In a way, maybe. Maybe, things were, and—)
And, truly, Harry had no idea how to face this sheer amount of feelings head-on.
“How did you find me here?” He asked after the brief lapse of silence they had shared.
Malfoy shrugged, grinned, sharp like the devil, gray eyes glinting off the only light in their secluded corner.
“I have my ears open,” he answered, which didn't make any fucking sense at all.
There were too much feelings growing and tearing like savage beasts inside of Harry’s chest, a deadly concoction of Things that he knew would be too much for his mental capacity to handle right here and then, thoughts of soulmates swirling with anger and desperation and loneliness turning themselves into a terrible mess of tangled knots. But, really, what was Harry if not determined?
He leaned over the open tome, beginning to read about Gillyweeds.

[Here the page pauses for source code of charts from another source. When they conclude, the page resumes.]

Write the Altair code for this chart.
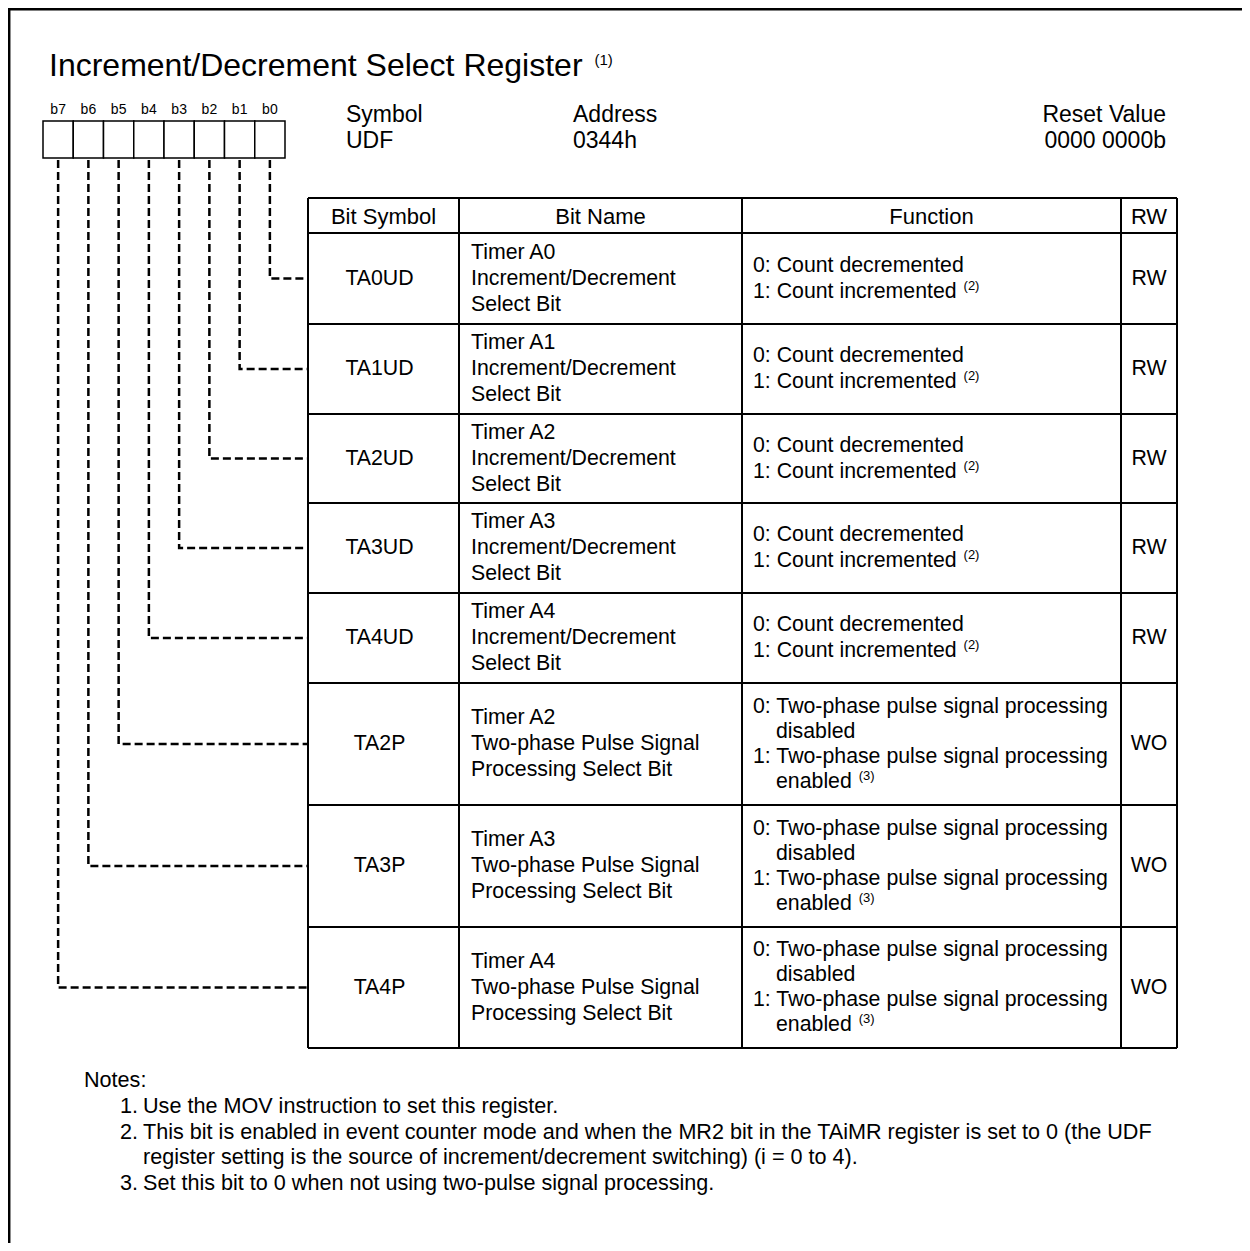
import altair as alt
import pandas as pd

# ---------------- content ----------------
TITLE = "Increment/Decrement Select Register"
TITLE_NOTE = "(1)"
BIT_LABELS = ["b7", "b6", "b5", "b4", "b3", "b2", "b1", "b0"]
INFO_LABELS = ["Symbol", "Address", "Reset Value"]
INFO_VALUES = ["UDF", "0344h", "0000 0000b"]
HEADERS = ["Bit Symbol", "Bit Name", "Function", "RW"]
BIT_SYMBOLS = ["TA0UD", "TA1UD", "TA2UD", "TA3UD", "TA4UD", "TA2P", "TA3P", "TA4P"]
BIT_NAMES = [
    ["Timer A0", "Increment/Decrement", "Select Bit"],
    ["Timer A1", "Increment/Decrement", "Select Bit"],
    ["Timer A2", "Increment/Decrement", "Select Bit"],
    ["Timer A3", "Increment/Decrement", "Select Bit"],
    ["Timer A4", "Increment/Decrement", "Select Bit"],
    ["Timer A2", "Two-phase Pulse Signal", "Processing Select Bit"],
    ["Timer A3", "Two-phase Pulse Signal", "Processing Select Bit"],
    ["Timer A4", "Two-phase Pulse Signal", "Processing Select Bit"],
]
# (text, continuation line?, superscript)
FUNC_UD = [("0: Count decremented", False, ""), ("1: Count incremented", False, "(2)")]
FUNC_P = [
    ("0: Two-phase pulse signal processing", False, ""),
    ("disabled", True, ""),
    ("1: Two-phase pulse signal processing", False, ""),
    ("enabled", True, "(3)"),
]
FUNCTIONS = [FUNC_UD] * 5 + [FUNC_P] * 3
ACCESS = ["RW"] * 5 + ["WO"] * 3
NOTES_HEAD = "Notes:"
NOTE_NUMS = ["1.", "2.", "3."]
NOTE_LINES = [
    ["Use the MOV instruction to set this register."],
    ["This bit is enabled in event counter mode and when the MR2 bit in the TAiMR register is set to 0 (the UDF",
     "register setting is the source of increment/decrement switching) (i = 0 to 4)."],
    ["Set this bit to 0 when not using two-pulse signal processing."],
]

# ---------------- layout (page pixels) ----------------
W, H = 1234, 1235
FONT = "Liberation Sans"
COL_EDGES = [308, 459, 742, 1121, 1177]
HEAD_TOP = 198
ROW_EDGES = [233, 324, 414, 503, 593, 683, 805, 927, 1048]
BOX_L, BOX_R, BOX_T, BOX_B = 43, 285, 121, 158
S_TITLE, S_INFO, S_HEAD, S_BODY, S_NOTE, S_SUP, S_BIT = 32, 23, 22, 21.3, 21.6, 13, 14

ARIAL = {" ": 278, "(": 333, ")": 333, "-": 333, ".": 278, "/": 278, ":": 278, "=": 584,
         "A": 667, "B": 667, "C": 722, "D": 722, "E": 667, "I": 278, "M": 833, "O": 778,
         "R": 722, "S": 667, "T": 611, "U": 722, "V": 667,
         "a": 556, "b": 556, "c": 500, "d": 556, "e": 556, "f": 278, "g": 556, "h": 556,
         "i": 222, "l": 222, "m": 833, "n": 556, "o": 556, "p": 556, "r": 333, "s": 500,
         "t": 278, "u": 556, "w": 722, "y": 500}


def tw(s, size):
    return sum(ARIAL.get(c, 556) for c in s) / 1000.0 * size


XS = alt.Scale(domain=[8, 8 + W], zero=False, nice=False)
YS = alt.Scale(domain=[8, 8 + H], zero=False, nice=False, reverse=True)

texts = []  # x, y, text, size, align


def add(x, y, t, size, align="left"):
    texts.append(dict(x=x, y=y, text=t, size=size, align=align))


# title
add(49, 66, TITLE, S_TITLE)
add(49 + tw(TITLE + " ", S_TITLE) + 3, 60, TITLE_NOTE, 15)

# bit labels and boxes
cell_w = (BOX_R - BOX_L) / len(BIT_LABELS)
bit_cx = [BOX_L + cell_w * (i + 0.5) for i in range(len(BIT_LABELS))]
for i, b in enumerate(BIT_LABELS):
    add(bit_cx[i], 110, b, S_BIT, "center")

# info block
info_x = [(346, "left"), (573, "left"), (1166, "right")]
for (x, al), lab, val in zip(info_x, INFO_LABELS, INFO_VALUES):
    add(x, 115, lab, S_INFO, al)
    add(x, 141, val, S_INFO, al)

# header
col_c = [(COL_EDGES[i] + COL_EDGES[i + 1]) / 2 for i in range(4)]
for c, h in zip(col_c, HEADERS):
    add(c, (HEAD_TOP + ROW_EDGES[0]) / 2 + 1, h, S_HEAD, "center")

# rows
row_c = [(ROW_EDGES[i] + ROW_EDGES[i + 1]) / 2 for i in range(8)]
for r in range(8):
    yc = row_c[r]
    add(col_c[0] - 4, yc, BIT_SYMBOLS[r], S_BODY, "center")
    for k, ln in enumerate(BIT_NAMES[r]):
        add(COL_EDGES[1] + 12, yc + (k - 1) * 26, ln, S_BODY)
    f = FUNCTIONS[r]
    step = 26 if len(f) == 2 else 25
    for k, (ln, cont, sup) in enumerate(f):
        y = yc + (k - (len(f) - 1) / 2) * step
        x = COL_EDGES[2] + 11 + (23 if cont else 0)
        add(x, y, ln, S_BODY)
        if sup:
            add(x + tw(ln + " ", S_BODY) + 1, y - 6, sup, S_SUP)
    add(col_c[3], yc, ACCESS[r], S_BODY, "center")

# notes
add(84, 1081, NOTES_HEAD, S_NOTE)
ny = 1107
for num, lines in zip(NOTE_NUMS, NOTE_LINES):
    add(120, ny, num, S_NOTE)
    for ln in lines:
        add(143, ny, ln, S_NOTE)
        ny += 25.5

tdf = pd.DataFrame(texts)


def text_layer(align):
    return alt.Chart(tdf[tdf["align"] == align]).mark_text(
        align=align, baseline="middle", font=FONT, color="black"
    ).encode(
        x=alt.X("x:Q", scale=XS, axis=None),
        y=alt.Y("y:Q", scale=YS, axis=None),
        text="text:N",
        size=alt.Size("size:Q", scale=None, legend=None),
    )


# table rules
rules = []
for y in [HEAD_TOP] + ROW_EDGES:
    rules.append(dict(x=COL_EDGES[0], x2=COL_EDGES[-1], y=y, y2=y))
for x in COL_EDGES:
    rules.append(dict(x=x, x2=x, y=HEAD_TOP, y2=ROW_EDGES[-1]))
rdf = pd.DataFrame(rules)
rule_layer = alt.Chart(rdf).mark_rule(color="black", strokeWidth=2).encode(
    x=alt.X("x:Q", scale=XS, axis=None), x2="x2",
    y=alt.Y("y:Q", scale=YS, axis=None), y2="y2")

# frame (left and top)
fdf = pd.DataFrame([dict(x=9.2, x2=9.2, y=8, y2=8 + H), dict(x=8, x2=8 + W, y=9.2, y2=9.2)])
frame_layer = alt.Chart(fdf).mark_rule(color="black", strokeWidth=2.5).encode(
    x=alt.X("x:Q", scale=XS, axis=None), x2="x2",
    y=alt.Y("y:Q", scale=YS, axis=None), y2="y2")

# bit boxes
bdf = pd.DataFrame([dict(x=BOX_L + cell_w * i, x2=BOX_L + cell_w * (i + 1), y=BOX_T, y2=BOX_B)
                    for i in range(len(BIT_LABELS))])
box_layer = alt.Chart(bdf).mark_rect(fill="white", stroke="black", strokeWidth=1.5).encode(
    x=alt.X("x:Q", scale=XS, axis=None), x2="x2",
    y=alt.Y("y:Q", scale=YS, axis=None), y2="y2")

# dashed leaders: bit b0 -> first row, ..., b7 -> last row
lead = []
for r in range(8):
    bx = bit_cx[7 - r]
    pts = [(bx, BOX_B + 2), (bx, row_c[r]), (COL_EDGES[0], row_c[r])]
    for s, (x, y) in enumerate(pts):
        lead.append(dict(bit=BIT_LABELS[7 - r], seq=s, x=x, y=y))
ldf = pd.DataFrame(lead)
lead_layer = alt.Chart(ldf).mark_line(color="black", strokeWidth=2.5, strokeDash=[8, 4]).encode(
    x=alt.X("x:Q", scale=XS, axis=None),
    y=alt.Y("y:Q", scale=YS, axis=None),
    detail="bit:N", order="seq:Q")

chart = alt.layer(
    frame_layer, lead_layer, rule_layer, box_layer,
    text_layer("left"), text_layer("center"), text_layer("right"),
).properties(
    width=W, height=H, padding=0, autosize=alt.AutoSizeParams(type="none"),
    background="white",
).configure_view(stroke=None)

chart.save("out.html", embed_options={"renderer": "svg", "actions": False})
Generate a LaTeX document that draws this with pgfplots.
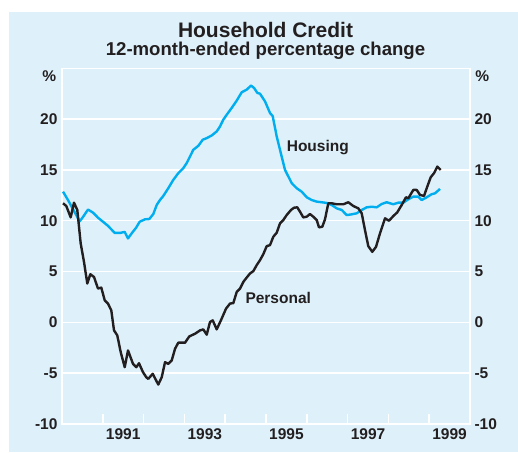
\documentclass[border=0pt]{standalone}
\usepackage{pgfplots}
\pgfplotsset{compat=1.18}
\usepackage{fontspec}
\setmainfont{Liberation Sans}
\definecolor{panel}{RGB}{222,241,250}
\definecolor{housing}{RGB}{0,174,239}
\definecolor{personal}{RGB}{35,31,32}
\newcommand{\tickfont}{\fontsize{15.5}{18}\selectfont\bfseries}
\begin{document}
\begin{tikzpicture}[x=1pt,y=1pt]
\useasboundingbox (-62,-28) rectangle (456,424);
\fill[panel] (-53,-28) rectangle (456,412.3);
\node[font=\fontsize{21}{24}\selectfont\bfseries, text=personal] at (203.5,394) {Household Credit};
\node[font=\fontsize{18.6}{22}\selectfont\bfseries, text=personal] at (203.5,373.3) {12-month-ended percentage change};
\begin{axis}[
  at={(0,0)}, anchor=south west,
  scale only axis, width=408pt, height=355.7pt,
  xmin=1990, xmax=2000, ymin=-10, ymax=25,
  axis background/.style={fill=panel},
  axis line style={white, line width=1.5pt},
  ytick={-10,-5,...,20}, yticklabels={-10,-5,0,5,10,15,20},
  ymajorgrids, major grid style={white, line width=1.5pt},
  major tick length=0pt,
  xtick={1991.5,1993.5,1995.5,1997.5,1999.5},
  xticklabels={1991,1993,1995,1997,1999},
  minor xtick={1991,1992,...,1999},
  minor tick length=10pt,
  minor tick style={white, line width=1.5pt},
  xtick pos=bottom, ytick pos=left,
  tick align=inside,
  ticklabel style={font=\tickfont, text=personal},
  yticklabel style={xshift=-1pt},
  xticklabel style={yshift=-1pt},
]
\addplot[housing, line width=2.4pt, line join=round] coordinates {
(1990.025,12.86) (1990.147,12.04) (1990.294,10.96) (1990.434,9.95) (1990.515,10.37)
(1990.637,11.1) (1990.760,10.8) (1990.882,10.3) (1991.005,9.9) (1991.127,9.5)
(1991.292,8.8) (1991.422,8.8) (1991.537,8.9) (1991.618,8.26) (1991.716,8.8)
(1991.814,9.3) (1991.904,9.9) (1992.034,10.14) (1992.140,10.17) (1992.238,10.66)
(1992.321,11.55) (1992.402,12.04) (1992.483,12.44) (1992.605,13.2) (1992.728,14.02)
(1992.850,14.68) (1992.973,15.17) (1993.056,15.67) (1993.137,16.32) (1993.218,16.98)
(1993.341,17.37) (1993.449,17.97) (1993.547,18.13) (1993.669,18.39) (1993.792,18.79)
(1993.873,19.28) (1993.953,19.94) (1994.037,20.43) (1994.159,21.1) (1994.282,21.82)
(1994.404,22.64) (1994.527,22.9) (1994.632,23.3) (1994.706,23.07) (1994.787,22.58)
(1994.853,22.5) (1994.975,21.75) (1995.098,20.6) (1995.164,20.3) (1995.262,18.3)
(1995.385,16.3) (1995.466,15.0) (1995.630,13.7) (1995.752,13.2) (1995.875,12.86)
(1995.998,12.31) (1996.120,12.04) (1996.243,11.88) (1996.365,11.82) (1996.488,11.75)
(1996.610,11.55) (1996.733,11.22) (1996.855,11.06) (1996.978,10.56) (1997.100,10.63)
(1997.223,10.73) (1997.346,11.06) (1997.468,11.32) (1997.591,11.38) (1997.713,11.32)
(1997.836,11.65) (1997.958,11.82) (1998.120,11.62) (1998.243,11.78) (1998.365,11.78)
(1998.488,12.11) (1998.610,12.37) (1998.733,12.37) (1998.816,12.04) (1998.939,12.31)
(1999.061,12.61) (1999.142,12.7) (1999.265,13.13)
};
\addplot[personal, line width=2.4pt, line join=round] coordinates {
(1990.025,11.72) (1990.105,11.45) (1990.213,10.33) (1990.294,11.78) (1990.375,11.06)
(1990.458,7.77) (1990.539,5.95) (1990.620,3.82) (1990.694,4.74) (1990.784,4.47)
(1990.882,3.33) (1990.963,3.42) (1991.047,2.17) (1991.127,1.85) (1991.208,1.18)
(1991.275,-0.79) (1991.355,-1.28) (1991.439,-2.93) (1991.537,-4.41) (1991.618,-2.76)
(1991.740,-4.08) (1991.821,-4.41) (1991.887,-4.02) (1991.985,-4.9) (1992.066,-5.4)
(1992.115,-5.56) (1992.223,-5.06) (1992.360,-6.12) (1992.444,-5.4) (1992.525,-3.92)
(1992.605,-4.08) (1992.689,-3.75) (1992.770,-2.6) (1992.850,-2.0) (1993.015,-2.0)
(1993.120,-1.38) (1993.260,-1.12) (1993.382,-0.79) (1993.463,-0.69) (1993.547,-1.21)
(1993.627,0.03) (1993.694,0.2) (1993.792,-0.69) (1993.914,0.37) (1994.020,1.35)
(1994.118,1.85) (1994.199,1.9) (1994.282,2.99) (1994.363,3.32) (1994.444,3.98)
(1994.527,4.41) (1994.608,4.81) (1994.689,5.04) (1994.772,5.63) (1994.853,6.12)
(1994.934,6.71) (1995.017,7.5) (1995.098,7.6) (1995.179,8.42) (1995.262,8.82)
(1995.343,9.74) (1995.424,10.07) (1995.507,10.56) (1995.613,11.06) (1995.686,11.28)
(1995.767,11.32) (1995.833,10.89) (1995.914,10.33) (1995.998,10.4) (1996.078,10.66)
(1996.159,10.4) (1996.243,10.07) (1996.299,9.35) (1996.380,9.41) (1996.446,10.14)
(1996.527,11.72) (1996.610,11.72) (1996.733,11.62) (1996.895,11.62) (1997.017,11.82)
(1997.140,11.45) (1997.262,11.22) (1997.346,10.73) (1997.426,9.08) (1997.507,7.5)
(1997.605,6.94) (1997.696,7.43) (1997.794,8.76) (1997.917,10.24) (1998.015,10.0)
(1998.120,10.46) (1998.218,10.83) (1998.326,11.55) (1998.431,12.31) (1998.488,12.21)
(1998.610,13.03) (1998.694,13.03) (1998.775,12.54) (1998.873,12.44) (1998.953,13.36)
(1999.037,14.28) (1999.118,14.68) (1999.199,15.33) (1999.282,15.0)
};
\node[font=\tickfont, text=personal] at (axis cs:1996.27,17.25) {Housing};
\node[font=\tickfont, text=personal] at (axis cs:1995.3,2.45) {Personal};
\end{axis}
\begin{axis}[
  at={(0,0)}, anchor=south west,
  scale only axis, width=408pt, height=355.7pt,
  xmin=1990, xmax=2000, ymin=-10, ymax=25,
  hide x axis, axis line style={draw=none},
  ytick={-10,-5,...,20}, yticklabels={-10,-5,0,5,10,15,20},
  major tick length=0pt,
  ytick pos=right, yticklabel pos=right,
  ticklabel style={font=\tickfont, text=personal},
  yticklabel style={xshift=1pt},
]
\end{axis}
\node[font=\tickfont, text=personal] at (-12.7,348) {\%};
\node[font=\tickfont, text=personal] at (420.3,348) {\%};
\end{tikzpicture}
\end{document}
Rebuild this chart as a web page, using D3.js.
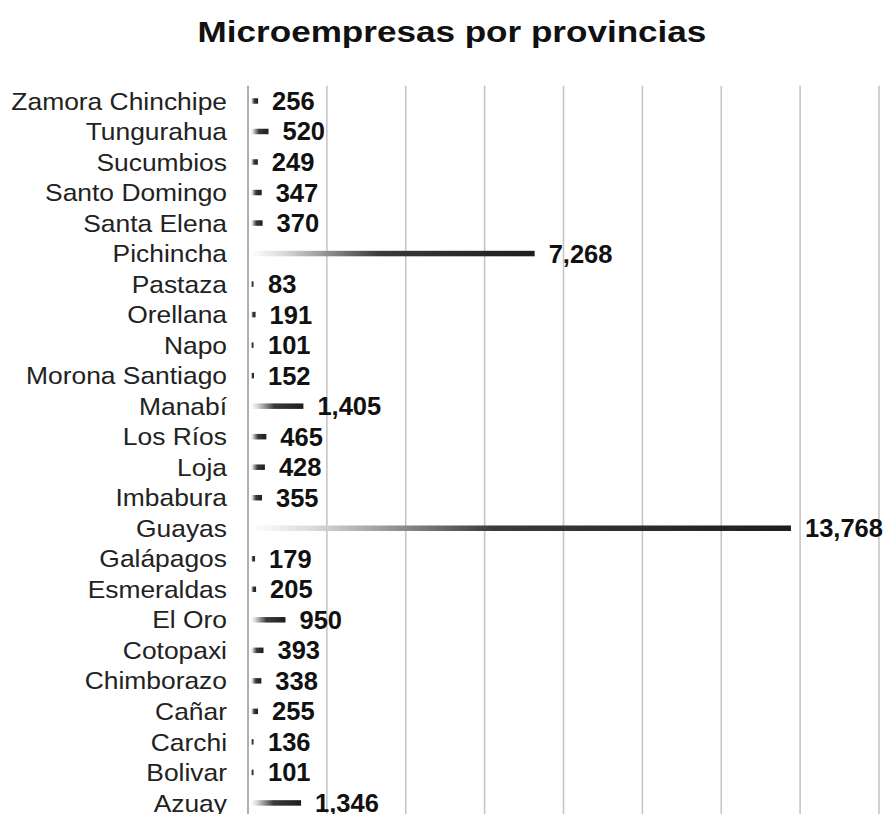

“Severus has some in his inventories,” Malfoy said, unbothered. “I could ask him to fetch you some if you want to go with this instead of the Bubble Head Charm.”
Harry was determined enough to unravel the knots one by one, to figure things out no matter how intimidating they were. No matter how disconcerting Malfoy was as a person; for Harry had spent years building on the empire of obsession he had over Malfoy, for he had dedicated an exclusive corner in his mind only to pick and prod at all of the other’s jibes as though they could mean something more, tearing through layers of flesh and expensive silver-green decorations just so Harry could place himself on the same pedestal as Malfoy, to make them equals in his eyes.
All in all, it would work out.
And it would (hopefully, honestly,) make things a lot less confusing.